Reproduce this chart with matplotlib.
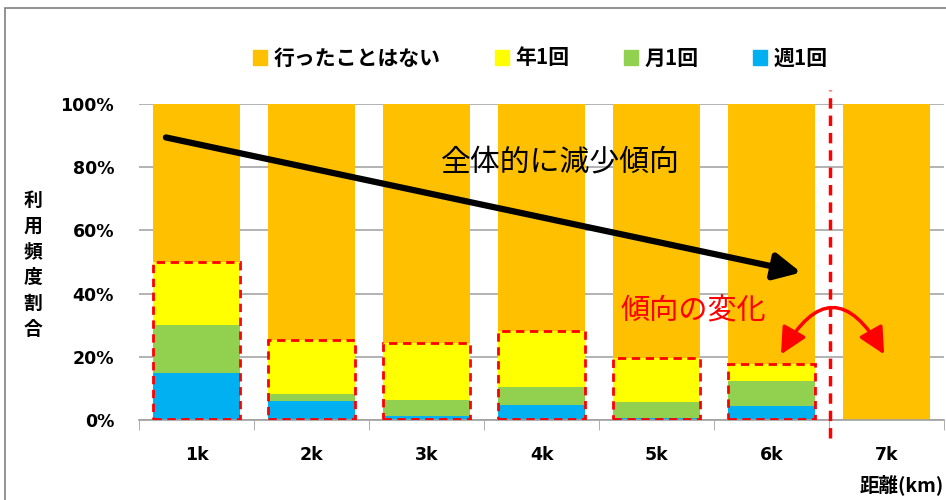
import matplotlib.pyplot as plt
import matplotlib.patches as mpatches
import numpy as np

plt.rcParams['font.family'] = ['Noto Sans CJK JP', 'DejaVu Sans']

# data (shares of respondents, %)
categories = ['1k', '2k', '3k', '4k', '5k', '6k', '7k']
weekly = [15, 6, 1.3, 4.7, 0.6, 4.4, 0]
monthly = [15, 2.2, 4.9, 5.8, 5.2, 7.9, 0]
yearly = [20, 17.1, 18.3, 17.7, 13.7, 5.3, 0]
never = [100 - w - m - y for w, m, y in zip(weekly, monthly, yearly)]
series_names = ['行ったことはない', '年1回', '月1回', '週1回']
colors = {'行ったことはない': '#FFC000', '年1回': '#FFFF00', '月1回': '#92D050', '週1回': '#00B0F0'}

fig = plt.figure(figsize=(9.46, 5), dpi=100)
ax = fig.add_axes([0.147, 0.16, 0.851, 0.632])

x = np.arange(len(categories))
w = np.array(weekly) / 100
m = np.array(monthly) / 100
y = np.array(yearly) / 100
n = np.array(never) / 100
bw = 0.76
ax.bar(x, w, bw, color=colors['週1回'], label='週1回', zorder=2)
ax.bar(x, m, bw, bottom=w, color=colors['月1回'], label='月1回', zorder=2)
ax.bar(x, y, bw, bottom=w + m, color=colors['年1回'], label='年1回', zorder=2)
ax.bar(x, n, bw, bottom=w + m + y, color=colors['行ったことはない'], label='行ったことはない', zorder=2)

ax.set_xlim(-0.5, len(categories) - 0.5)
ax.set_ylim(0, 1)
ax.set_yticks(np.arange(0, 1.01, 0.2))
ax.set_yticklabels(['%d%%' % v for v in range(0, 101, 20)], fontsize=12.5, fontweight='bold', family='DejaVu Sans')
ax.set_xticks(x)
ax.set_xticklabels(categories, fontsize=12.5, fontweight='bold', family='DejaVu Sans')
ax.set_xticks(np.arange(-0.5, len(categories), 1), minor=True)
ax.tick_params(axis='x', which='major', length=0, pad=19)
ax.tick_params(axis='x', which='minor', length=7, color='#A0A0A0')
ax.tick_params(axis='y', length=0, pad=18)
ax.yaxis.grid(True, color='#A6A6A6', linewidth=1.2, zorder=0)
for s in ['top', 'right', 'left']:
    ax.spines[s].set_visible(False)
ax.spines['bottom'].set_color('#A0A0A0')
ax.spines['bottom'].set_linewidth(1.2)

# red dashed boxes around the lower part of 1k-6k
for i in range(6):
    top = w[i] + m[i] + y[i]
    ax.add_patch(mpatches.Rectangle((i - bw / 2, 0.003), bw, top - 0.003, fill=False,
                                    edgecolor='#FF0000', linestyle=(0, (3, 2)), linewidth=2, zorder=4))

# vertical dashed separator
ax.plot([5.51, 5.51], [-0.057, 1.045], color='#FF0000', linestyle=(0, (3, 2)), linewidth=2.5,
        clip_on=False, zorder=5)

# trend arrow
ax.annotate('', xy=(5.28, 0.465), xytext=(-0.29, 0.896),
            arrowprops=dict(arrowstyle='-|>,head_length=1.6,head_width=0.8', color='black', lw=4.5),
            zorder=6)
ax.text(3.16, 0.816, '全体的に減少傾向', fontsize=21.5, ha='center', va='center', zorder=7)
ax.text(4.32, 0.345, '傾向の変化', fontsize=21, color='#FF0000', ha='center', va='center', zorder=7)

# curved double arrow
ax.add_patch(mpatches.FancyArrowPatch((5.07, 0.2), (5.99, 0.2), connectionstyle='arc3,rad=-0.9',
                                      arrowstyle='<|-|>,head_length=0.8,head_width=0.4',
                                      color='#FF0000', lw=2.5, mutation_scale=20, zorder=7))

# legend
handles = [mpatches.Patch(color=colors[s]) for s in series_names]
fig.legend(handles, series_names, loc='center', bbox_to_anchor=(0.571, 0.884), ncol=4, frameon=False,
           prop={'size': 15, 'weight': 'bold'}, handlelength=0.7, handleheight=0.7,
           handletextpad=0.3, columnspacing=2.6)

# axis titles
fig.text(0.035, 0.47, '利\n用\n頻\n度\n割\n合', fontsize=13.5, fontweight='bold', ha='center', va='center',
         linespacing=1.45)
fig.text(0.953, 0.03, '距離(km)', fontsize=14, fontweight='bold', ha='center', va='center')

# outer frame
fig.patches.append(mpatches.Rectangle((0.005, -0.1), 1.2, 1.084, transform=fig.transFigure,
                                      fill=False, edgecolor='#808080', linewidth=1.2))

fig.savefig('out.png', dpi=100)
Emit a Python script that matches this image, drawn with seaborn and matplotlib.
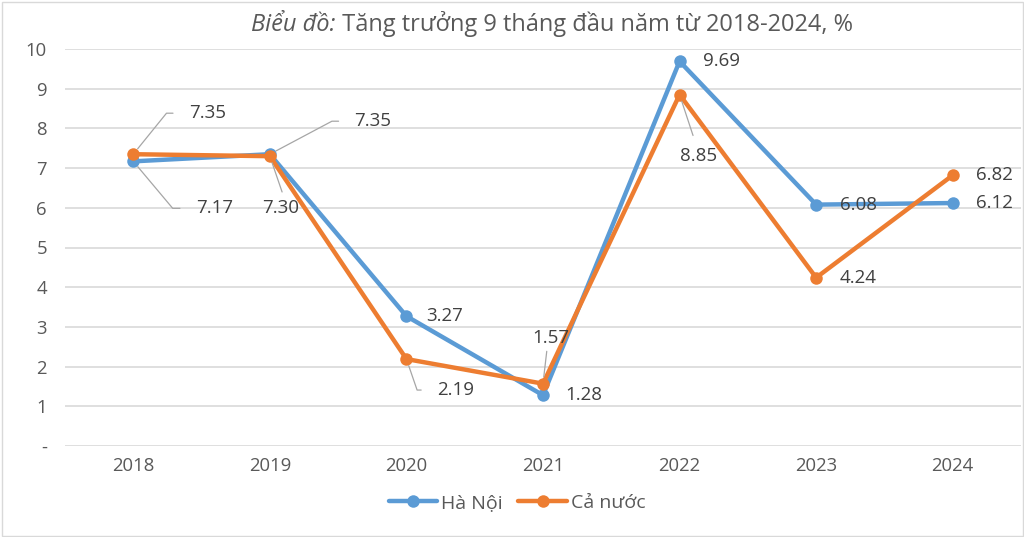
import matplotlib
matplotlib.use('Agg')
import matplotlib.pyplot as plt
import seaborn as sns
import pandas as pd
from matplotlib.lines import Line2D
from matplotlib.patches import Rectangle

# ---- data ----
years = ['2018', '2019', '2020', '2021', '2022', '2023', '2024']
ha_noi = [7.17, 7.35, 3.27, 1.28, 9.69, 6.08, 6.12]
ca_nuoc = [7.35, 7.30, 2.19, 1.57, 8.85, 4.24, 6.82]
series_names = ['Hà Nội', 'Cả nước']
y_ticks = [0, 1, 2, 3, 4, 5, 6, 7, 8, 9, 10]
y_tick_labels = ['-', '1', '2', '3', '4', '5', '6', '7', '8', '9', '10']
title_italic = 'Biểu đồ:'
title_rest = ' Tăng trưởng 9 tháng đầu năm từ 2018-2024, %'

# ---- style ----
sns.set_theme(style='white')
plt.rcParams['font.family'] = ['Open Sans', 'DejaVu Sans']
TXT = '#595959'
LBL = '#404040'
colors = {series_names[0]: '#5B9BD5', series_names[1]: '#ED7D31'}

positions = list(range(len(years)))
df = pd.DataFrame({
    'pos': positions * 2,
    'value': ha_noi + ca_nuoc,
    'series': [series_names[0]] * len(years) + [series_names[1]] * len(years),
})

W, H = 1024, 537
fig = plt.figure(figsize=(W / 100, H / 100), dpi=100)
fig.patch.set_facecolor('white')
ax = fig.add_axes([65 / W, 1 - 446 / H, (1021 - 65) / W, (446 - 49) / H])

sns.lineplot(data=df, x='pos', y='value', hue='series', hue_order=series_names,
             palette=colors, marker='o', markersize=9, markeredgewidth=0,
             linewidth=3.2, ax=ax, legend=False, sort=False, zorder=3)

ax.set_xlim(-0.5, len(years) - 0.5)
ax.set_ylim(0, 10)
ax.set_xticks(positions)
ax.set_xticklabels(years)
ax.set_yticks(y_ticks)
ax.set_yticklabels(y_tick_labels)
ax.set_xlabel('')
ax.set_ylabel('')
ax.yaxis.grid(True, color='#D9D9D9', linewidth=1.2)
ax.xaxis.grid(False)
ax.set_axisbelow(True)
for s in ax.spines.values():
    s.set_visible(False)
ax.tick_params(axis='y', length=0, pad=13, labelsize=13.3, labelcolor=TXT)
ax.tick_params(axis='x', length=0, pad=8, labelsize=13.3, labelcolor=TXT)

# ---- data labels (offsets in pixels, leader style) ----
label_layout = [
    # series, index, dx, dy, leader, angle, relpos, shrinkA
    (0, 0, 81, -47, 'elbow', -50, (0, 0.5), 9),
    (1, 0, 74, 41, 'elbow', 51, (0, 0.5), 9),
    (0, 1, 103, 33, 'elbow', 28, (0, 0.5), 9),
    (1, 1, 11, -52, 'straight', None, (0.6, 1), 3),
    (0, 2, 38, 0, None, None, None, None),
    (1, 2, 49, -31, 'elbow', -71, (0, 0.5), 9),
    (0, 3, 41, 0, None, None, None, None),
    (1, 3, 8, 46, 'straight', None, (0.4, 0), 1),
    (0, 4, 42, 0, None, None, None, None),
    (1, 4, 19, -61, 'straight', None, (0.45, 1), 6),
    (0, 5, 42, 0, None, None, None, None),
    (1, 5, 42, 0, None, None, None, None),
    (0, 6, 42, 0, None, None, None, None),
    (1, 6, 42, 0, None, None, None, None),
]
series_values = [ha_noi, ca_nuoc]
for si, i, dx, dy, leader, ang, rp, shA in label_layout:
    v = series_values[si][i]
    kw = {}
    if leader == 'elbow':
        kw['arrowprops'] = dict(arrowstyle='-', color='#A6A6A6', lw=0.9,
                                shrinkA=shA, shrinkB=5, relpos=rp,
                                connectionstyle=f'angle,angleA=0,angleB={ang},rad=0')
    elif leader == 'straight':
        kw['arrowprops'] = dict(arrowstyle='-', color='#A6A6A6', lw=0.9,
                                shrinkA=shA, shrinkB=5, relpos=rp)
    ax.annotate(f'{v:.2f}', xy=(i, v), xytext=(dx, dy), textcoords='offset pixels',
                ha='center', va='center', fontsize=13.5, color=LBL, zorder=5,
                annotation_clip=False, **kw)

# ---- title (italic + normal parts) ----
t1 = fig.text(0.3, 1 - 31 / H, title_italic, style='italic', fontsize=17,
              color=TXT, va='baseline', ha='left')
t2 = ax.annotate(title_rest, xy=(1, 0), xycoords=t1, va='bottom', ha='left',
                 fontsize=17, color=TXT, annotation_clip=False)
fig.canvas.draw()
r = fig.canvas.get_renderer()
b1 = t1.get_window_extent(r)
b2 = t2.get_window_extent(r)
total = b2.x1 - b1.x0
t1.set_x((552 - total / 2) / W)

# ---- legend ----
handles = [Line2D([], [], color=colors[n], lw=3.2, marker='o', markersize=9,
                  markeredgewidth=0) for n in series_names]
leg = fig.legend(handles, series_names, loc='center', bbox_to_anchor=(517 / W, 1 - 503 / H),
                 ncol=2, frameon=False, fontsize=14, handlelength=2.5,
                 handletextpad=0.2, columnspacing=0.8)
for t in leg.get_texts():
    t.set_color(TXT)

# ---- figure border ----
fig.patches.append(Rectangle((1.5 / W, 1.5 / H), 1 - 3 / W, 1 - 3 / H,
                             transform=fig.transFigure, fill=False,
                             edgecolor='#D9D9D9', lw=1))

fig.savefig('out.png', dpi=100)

[What to work on]: Select every line in the material above where the string "this" occurs, and copy it.

[Task answer]:
Reproduce this chart with matplotlib.
Emit a Python script that matches this image, drawn with seaborn and matplotlib.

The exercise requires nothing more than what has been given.